If you need to get the event count, you can set true as the 3rd parameter, e.g. top_k(cid, 3, true) may get [("c01",1200,0),("c02",800,0),("c03",700,0)]. The 3rd element in the tuple is the probability of the error of the calculation, since it is an approximate calculation. 0 means no error. If you want to get the exact top K without approximate calculation, you can use top_k_exact function, e.g. top_k_exact(cid,3), which will be slower than top_k function.

Read more on Top-N Query Pattern page.

min_k

min_k(<column_name>,K [,context_column]): The least K items in column_name. Return an array. You can also add a list of columns to get more context of the values in same row, such as min_k(price,3,product_id,last_updated) This will return an array with each element as a tuple, such as [(5.12,'c42664'),(5.12,'c42664'),(15.36,'c84068')]

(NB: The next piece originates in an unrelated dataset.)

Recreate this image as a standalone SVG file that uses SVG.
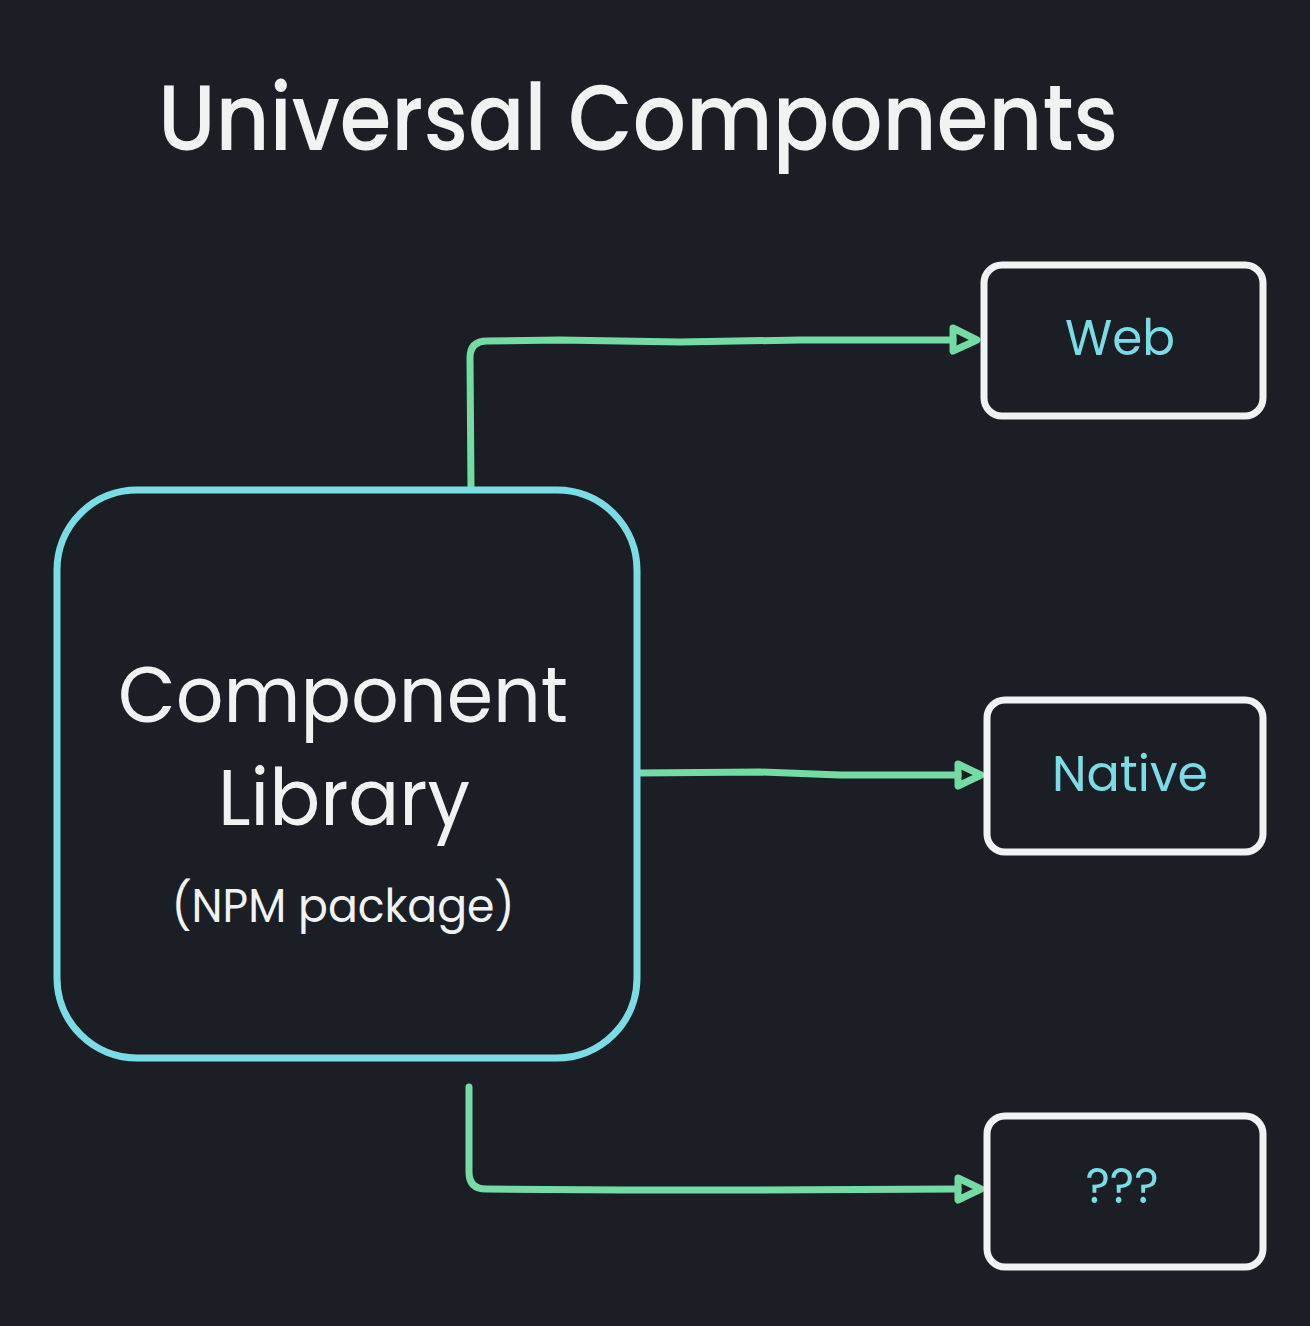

Read more on Top-N Query Pattern page.

max_k

max_k(<column_name>,K[,context_column]): The greatest K items in column_name. You can also add a list of columns to get more context of the values in same row, such as max_k(price,3,product_id,last_updated)

Read more on Top-N Query Pattern page.

arg_min

arg_min(argument, value_column) Gets the value in the argument column for a minimal value in the value_column. If there are several different values of argument for minimal values of value_column, it returns the first of these values encountered. You can achieve the same query with min_k(value_column,1, argument)[1].2 . But this is much easier.

arg_max

arg_max(argument, value_column) Gets the value in the argument column for a maximum value in the value_column. If there are several different values of argument for maximum values of value_column, it returns the first of these values encountered. You can achieve the same query with max_k(value_column,1, argument)[1].2 . But this is much easier.

group_array

group_array(<column_name>) to combine the values of the specific column as an array. For example, if there are 3 rows and the values for these columns are "a","b","c". This function will generate a single row and single column with value ['a','b','c']

group_uniq_array

group_uniq_array(<column_name>) to combine the values of the specific column as an array, making sure only unique values in it. For example, if there are 3 rows and the values for these columns are "a","a","c". This function will generate a single row and single column with value ['a','c']

moving_sum

moving_sum(column) returns an array with the moving sum of the specified column. For example, select moving_sum(a) from(select 1 as a union select 2 as a union select 3 as a) will return [1,3,6]

any

any(column) Selects the first encountered (non-NULL) value, unless all rows have NULL values in that column. The query can be executed in any order and even in a different order each time, so the result of this function is indeterminate. To get a determinate result, you can use the min or max function instead of any.

first_value

first_value(column) Selects the first encountered value.

last_value

last_value(column) Selects the last encountered value.

stochastic_linear_regression_state

stochastic_linear_regression_state(num, target, param1, param2)

This function implements stochastic linear regression. It supports custom parameters for learning rate, L2 regularization coefficient, mini-batch size and has few methods for updating weights (Adam (used by default), simple SGD, Momentum, Nesterov). Learn more at ClickHouse docs.

stochastic_logistic_regression

stochastic_logistic_regression(num, num, num, string)

This function implements stochastic logistic regression. It can be used for binary classification problem, supports the same custom parameters as stochasticLinearRegression and works the same way. Learn more at ClickHouse docs.

largest_triangle_three_buckets

largest_triangle_three_buckets(x, y, n) or lttb(x, y, n). x is the x coordinate. y is the y coordinate. n is the number of points in the resulting series.

Applies the Largest-Triangle-Three-Buckets algorithm to the input data. The algorithm is used for downsampling time series data for visualization. It is designed to operate on series sorted by x coordinate. It works by dividing the sorted series into buckets and then finding the largest triangle in each bucket. The number of buckets is equal to the number of points in the resulting series. The function will sort data by x and then apply the downsampling algorithm to the sorted data.

For example:

CREATE STREAM test
(
x float64,
y float64
) ENGINE = MergeTree order by (y,x);

INSERT INTO test
VALUES (1.0, 10.0),(2.0, 20.0),(3.0, 15.0),(8.0, 60.0),(9.0, 55.0),(10.0, 70.0),(4.0, 30.0),(5.0, 40.0),(6.0, 35.0),(7.0, 50.0);

select largest_triangle_three_buckets(x, y, 0) FROM test;

select largest_triangle_three_buckets(x, y, 1) FROM test;

select largest_triangle_three_buckets(x, y, 2) FROM test;

SELECT largest_triangle_three_buckets(x, y, 4) FROM test;

lttb

Alias for largest_triangle_three_buckets.

avg_time_weighted

avg_time_weighted(column, time_column) to calculate the time-weighted average of the column. The time column should be in the format of datetime,datetime64 or date.

Optionally, you can add a third parameter to specify an end time for your analysis period. When you omit the third parameter, the calculation excludes the last value. If provided, the end time must match the timestamp column's data type, and the function uses the difference between the last time point and this end time as the weight for the final value.

median_time_weighted

median_time_weighted(column, time_column) to calculate the time-weighted median of the column. The time column should be in the format of datetime,datetime64 or date.

This function also takes an optional third parameter to specify an end time for your analysis period.